En el periodismo hubo profesionales transgresores, que rompieron los mol­des de la rutina y la programación acar­tonada, para adoptar un estilo novedoso y chispeante que, lamentablemente, no tuvieron continuadores. Porque, quie­nes creen poseer características igua­les, no pasan de simples replicadores de groserías irreproducibles y de una alta dosis de chabacanería que a nadie impresionan. La gesticulación histrió­nica y la vocinglería histérica no pueden suplir la calidad y el ingenio. Ese es el cuadro con el que deben lidiar cotidia­namente quienes aspiran a levantar la cabeza por encima de la multitud. Por­que, al que va subiendo, según nuestra tradición (lo afirmaría nuestro poeta universal Elvio Romero), se pretende siempre bajarlo del éxito a pedradas. Es por ello que muchos no se animan a pisar siquiera el primer peldaño.

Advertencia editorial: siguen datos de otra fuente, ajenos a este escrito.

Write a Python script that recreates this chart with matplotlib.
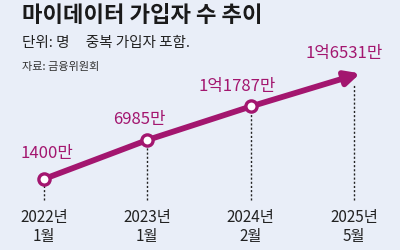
import matplotlib.pyplot as plt

plt.rcParams['font.family'] = ['Noto Sans CJK KR', 'DejaVu Sans']

periods = ["2022년\n1월", "2023년\n1월", "2024년\n2월", "2025년\n5월"]
subscribers = [1400, 6985, 11787, 16531]  # 만 명
value_labels = ["1400만", "6985만", "1억1787만", "1억6531만"]

BG = "#e9eef8"
LINE = "#a3166f"

fig = plt.figure(figsize=(4, 2.5), dpi=100, facecolor=BG)
ax = fig.add_axes([0, 0, 1, 1])
ax.set_facecolor(BG)
ax.set_xlim(-0.426, 3.445)
ax.set_ylim(-8772, 27045)
ax.axis("off")

x = list(range(len(subscribers)))
base = -1609

# dotted guides
for i, v in zip(x, subscribers):
    top = v if i < len(x) - 1 else v - 1700
    ax.vlines(i, base, top, colors="#222222", linestyles=(0, (1.5, 1.5)), linewidth=1, zorder=1)

# line with arrow on last segment
ax.plot(x[:-1], subscribers[:-1], color=LINE, linewidth=4.2, solid_capstyle="butt", zorder=2)
ax.annotate("", xy=(x[-1] + 0.06, subscribers[-1]), xytext=(x[-2], subscribers[-2]),
            arrowprops=dict(arrowstyle="-|>,head_length=0.85,head_width=0.42",
                            color=LINE, linewidth=4.2, shrinkA=0, shrinkB=0), zorder=2)
ax.scatter(x[:-1], subscribers[:-1], s=65, facecolor="white", edgecolor=LINE, linewidth=2.4, zorder=3)

# value labels
offsets = [(0.03, 3700), (-0.08, 2900), (-0.13, 2800), (-0.1, 2800)]
for i, (v, lab) in enumerate(zip(subscribers, value_labels)):
    dx, dy = offsets[i]
    ax.text(i + dx, v + dy, lab, color=LINE, fontsize=12, ha="center", va="center")

# period labels
for i, p in zip(x, periods):
    ax.text(i, -5500, p, color="#222222", fontsize=11, ha="center", va="center", linespacing=1.2)

fig.text(0.055, 0.94, "마이데이터 가입자 수 추이", fontsize=16, fontweight="bold", color="#1a1a1a", va="center")
fig.text(0.055, 0.828, "단위: 명     중복 가입자 포함.", fontsize=10.5, color="#222222", va="center")
fig.text(0.055, 0.732, "자료: 금융위원회", fontsize=8, color="#333333", va="center")

fig.savefig("out.png", dpi=100, facecolor=BG)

¿Estamos ante un escenario imposible de revertir, condenatorio del futuro? Absolutamente, no. Sería renunciar al optimismo, cuando más no sea mode­rado, y a nuestras utopías más nobles. Los comprometidos con la inteligencia, el mérito y la virtud debemos recoger­nos las mangas de la camisa para asu­mir la condición de obreros de la cul­tura, aunque solo seamos unos cuantos, para animar a nuestra gente a disfru­tar nuevamente de lo útil, lo bueno y lo bello que tiene la vida en su transitar diario.

Tenemos que retornar a los días en que la ética no era materia negociable ni estaba sometida a las ofertas del mejor postor. La política –el escaparate pre­ferido para el enjuiciamiento público– tiene que reencauzarse por el camino de la moral, del buen decir y de la dialéc­tica racional. De los agravios y la violen­cia verbal solo se recogen frutas podri­das, para su devolución a quienes las profirieron. De otro modo, lo único que conseguiremos es que la mediocridad, y no el talento y la honestidad, continúe siendo mayoría en los órganos del poder público y en los espacios privados de decisión. Nuestro deseo más ferviente es que –repetimos– la mediocridad sea la excepción y no la regla. La indife­rencia ciudadana es su mayor soporte. Revertir esa triste y pobre realidad no depende de nadie más, sino de nosotros mismos.